Problem statement:
Work through the data below and give the number of lines holding "seaborn", nothing more.

Data supplied:
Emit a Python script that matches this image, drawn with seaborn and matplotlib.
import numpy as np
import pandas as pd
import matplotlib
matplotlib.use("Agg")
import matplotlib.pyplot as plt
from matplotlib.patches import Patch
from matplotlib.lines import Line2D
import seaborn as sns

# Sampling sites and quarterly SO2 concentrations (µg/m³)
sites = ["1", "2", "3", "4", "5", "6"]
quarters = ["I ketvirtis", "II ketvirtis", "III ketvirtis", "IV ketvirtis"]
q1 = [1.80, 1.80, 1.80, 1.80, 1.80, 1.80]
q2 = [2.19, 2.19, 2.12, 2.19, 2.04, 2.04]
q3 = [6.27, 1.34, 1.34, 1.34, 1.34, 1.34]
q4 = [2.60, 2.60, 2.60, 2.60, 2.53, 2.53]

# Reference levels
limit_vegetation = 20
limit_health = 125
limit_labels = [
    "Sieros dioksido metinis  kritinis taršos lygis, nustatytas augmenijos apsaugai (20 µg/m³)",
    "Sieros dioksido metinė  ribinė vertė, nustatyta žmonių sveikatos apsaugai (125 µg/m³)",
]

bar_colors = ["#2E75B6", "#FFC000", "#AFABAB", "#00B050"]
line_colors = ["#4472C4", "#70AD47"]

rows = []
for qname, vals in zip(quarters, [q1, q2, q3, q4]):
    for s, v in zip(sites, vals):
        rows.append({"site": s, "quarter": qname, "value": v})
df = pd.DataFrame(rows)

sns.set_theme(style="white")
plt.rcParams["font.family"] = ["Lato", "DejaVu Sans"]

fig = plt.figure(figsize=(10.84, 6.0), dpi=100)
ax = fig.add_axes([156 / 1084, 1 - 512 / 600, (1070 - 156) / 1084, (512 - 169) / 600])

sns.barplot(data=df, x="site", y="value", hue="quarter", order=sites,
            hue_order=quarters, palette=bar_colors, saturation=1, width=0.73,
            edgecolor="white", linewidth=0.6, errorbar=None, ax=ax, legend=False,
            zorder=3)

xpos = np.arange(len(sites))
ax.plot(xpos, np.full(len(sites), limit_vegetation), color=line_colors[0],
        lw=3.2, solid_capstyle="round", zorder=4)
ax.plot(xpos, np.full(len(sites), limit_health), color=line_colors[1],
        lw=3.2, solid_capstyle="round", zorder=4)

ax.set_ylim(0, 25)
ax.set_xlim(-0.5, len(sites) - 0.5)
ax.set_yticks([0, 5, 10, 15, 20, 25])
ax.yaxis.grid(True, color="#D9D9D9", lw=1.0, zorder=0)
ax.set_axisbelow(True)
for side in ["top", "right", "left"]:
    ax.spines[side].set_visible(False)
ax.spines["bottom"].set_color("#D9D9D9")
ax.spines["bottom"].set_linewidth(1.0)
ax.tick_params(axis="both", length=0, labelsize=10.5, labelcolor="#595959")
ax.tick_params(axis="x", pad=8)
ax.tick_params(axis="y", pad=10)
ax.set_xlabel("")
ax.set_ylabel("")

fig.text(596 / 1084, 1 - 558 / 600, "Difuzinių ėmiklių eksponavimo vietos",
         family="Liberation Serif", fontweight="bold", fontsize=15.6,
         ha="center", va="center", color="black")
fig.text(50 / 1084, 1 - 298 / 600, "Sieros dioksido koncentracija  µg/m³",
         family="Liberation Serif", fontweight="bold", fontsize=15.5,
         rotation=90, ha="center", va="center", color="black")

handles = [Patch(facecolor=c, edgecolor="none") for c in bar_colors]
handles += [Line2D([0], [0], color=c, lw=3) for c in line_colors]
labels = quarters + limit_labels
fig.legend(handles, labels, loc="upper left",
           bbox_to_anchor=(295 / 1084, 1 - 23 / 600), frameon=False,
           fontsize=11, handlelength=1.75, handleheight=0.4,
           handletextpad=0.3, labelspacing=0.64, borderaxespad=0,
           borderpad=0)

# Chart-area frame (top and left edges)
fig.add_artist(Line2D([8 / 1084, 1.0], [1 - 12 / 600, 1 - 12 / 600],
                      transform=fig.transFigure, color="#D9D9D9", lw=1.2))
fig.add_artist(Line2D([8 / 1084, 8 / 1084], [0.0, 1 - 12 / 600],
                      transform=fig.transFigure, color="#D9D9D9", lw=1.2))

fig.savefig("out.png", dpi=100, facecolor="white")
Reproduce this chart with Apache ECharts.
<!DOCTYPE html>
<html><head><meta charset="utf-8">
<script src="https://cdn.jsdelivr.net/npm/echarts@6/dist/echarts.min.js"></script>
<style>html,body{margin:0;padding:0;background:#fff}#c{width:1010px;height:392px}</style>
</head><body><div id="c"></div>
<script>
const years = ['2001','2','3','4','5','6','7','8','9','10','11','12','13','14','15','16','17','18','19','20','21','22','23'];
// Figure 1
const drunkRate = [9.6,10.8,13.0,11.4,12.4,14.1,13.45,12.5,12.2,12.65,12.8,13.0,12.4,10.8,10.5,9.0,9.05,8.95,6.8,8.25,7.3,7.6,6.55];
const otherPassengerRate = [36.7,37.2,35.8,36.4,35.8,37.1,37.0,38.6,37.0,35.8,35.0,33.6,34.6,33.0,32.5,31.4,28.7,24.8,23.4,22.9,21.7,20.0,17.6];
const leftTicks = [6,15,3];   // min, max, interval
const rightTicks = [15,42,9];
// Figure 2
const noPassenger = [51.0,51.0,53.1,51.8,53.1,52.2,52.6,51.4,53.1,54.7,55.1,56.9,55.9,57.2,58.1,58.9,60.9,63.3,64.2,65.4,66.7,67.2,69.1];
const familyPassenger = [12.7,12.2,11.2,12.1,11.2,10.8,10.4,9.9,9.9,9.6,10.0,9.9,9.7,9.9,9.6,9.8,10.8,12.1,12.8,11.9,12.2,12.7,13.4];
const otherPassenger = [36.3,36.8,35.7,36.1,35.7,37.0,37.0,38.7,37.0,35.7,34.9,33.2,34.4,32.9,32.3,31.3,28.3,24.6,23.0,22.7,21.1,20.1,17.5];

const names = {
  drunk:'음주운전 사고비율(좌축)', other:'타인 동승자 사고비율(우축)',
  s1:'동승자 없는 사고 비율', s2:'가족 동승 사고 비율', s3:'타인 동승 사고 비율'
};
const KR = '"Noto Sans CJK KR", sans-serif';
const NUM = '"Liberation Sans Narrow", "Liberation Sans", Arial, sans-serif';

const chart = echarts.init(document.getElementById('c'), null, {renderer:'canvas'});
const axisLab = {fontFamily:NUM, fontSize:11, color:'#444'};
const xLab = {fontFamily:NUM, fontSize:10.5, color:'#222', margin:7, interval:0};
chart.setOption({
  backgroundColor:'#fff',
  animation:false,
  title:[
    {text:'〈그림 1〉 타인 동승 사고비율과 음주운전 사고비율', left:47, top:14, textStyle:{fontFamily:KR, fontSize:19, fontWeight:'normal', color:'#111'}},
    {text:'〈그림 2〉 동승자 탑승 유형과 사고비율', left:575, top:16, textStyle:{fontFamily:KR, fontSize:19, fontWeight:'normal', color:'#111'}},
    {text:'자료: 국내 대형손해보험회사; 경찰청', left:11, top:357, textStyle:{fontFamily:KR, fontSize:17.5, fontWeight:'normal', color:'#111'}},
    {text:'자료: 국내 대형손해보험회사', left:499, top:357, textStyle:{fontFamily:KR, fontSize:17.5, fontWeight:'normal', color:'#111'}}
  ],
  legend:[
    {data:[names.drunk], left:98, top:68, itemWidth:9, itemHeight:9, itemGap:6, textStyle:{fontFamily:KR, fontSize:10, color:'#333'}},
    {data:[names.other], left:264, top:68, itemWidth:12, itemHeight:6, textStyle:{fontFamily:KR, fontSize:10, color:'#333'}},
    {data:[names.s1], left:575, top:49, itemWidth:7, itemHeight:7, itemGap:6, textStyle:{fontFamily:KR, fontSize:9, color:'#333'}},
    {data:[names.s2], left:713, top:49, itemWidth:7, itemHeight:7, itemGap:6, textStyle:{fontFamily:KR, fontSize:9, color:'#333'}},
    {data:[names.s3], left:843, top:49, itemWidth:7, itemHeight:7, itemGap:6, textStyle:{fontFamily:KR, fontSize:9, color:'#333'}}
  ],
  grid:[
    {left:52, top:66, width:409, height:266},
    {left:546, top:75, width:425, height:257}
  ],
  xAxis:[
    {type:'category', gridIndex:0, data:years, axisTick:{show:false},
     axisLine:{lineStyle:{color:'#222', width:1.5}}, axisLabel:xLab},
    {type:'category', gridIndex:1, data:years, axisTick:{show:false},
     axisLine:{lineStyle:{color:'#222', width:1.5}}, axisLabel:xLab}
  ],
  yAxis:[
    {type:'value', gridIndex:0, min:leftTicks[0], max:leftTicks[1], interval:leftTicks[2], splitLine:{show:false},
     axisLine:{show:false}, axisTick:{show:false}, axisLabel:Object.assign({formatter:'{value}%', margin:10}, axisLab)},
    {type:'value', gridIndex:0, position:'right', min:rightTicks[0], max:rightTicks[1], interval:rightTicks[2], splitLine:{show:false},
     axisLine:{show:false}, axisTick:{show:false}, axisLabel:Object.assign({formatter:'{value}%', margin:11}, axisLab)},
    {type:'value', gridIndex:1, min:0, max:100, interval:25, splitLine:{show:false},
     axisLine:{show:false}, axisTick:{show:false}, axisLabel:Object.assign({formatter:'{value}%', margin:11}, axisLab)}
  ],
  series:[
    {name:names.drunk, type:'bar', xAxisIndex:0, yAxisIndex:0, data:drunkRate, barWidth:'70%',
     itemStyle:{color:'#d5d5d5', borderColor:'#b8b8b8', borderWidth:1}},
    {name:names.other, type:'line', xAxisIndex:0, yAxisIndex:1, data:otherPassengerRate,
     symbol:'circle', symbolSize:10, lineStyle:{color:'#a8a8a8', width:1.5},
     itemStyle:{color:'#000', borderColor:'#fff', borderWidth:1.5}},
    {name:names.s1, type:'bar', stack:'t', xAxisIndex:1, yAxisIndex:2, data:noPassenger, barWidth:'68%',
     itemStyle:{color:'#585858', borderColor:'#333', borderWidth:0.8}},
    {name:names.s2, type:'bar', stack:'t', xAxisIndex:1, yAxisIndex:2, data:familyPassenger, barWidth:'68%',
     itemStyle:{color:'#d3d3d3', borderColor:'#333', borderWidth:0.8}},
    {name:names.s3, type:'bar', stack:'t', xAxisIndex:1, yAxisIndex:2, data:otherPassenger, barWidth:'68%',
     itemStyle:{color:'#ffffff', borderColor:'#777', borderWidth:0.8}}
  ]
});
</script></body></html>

Response to the exercise:
2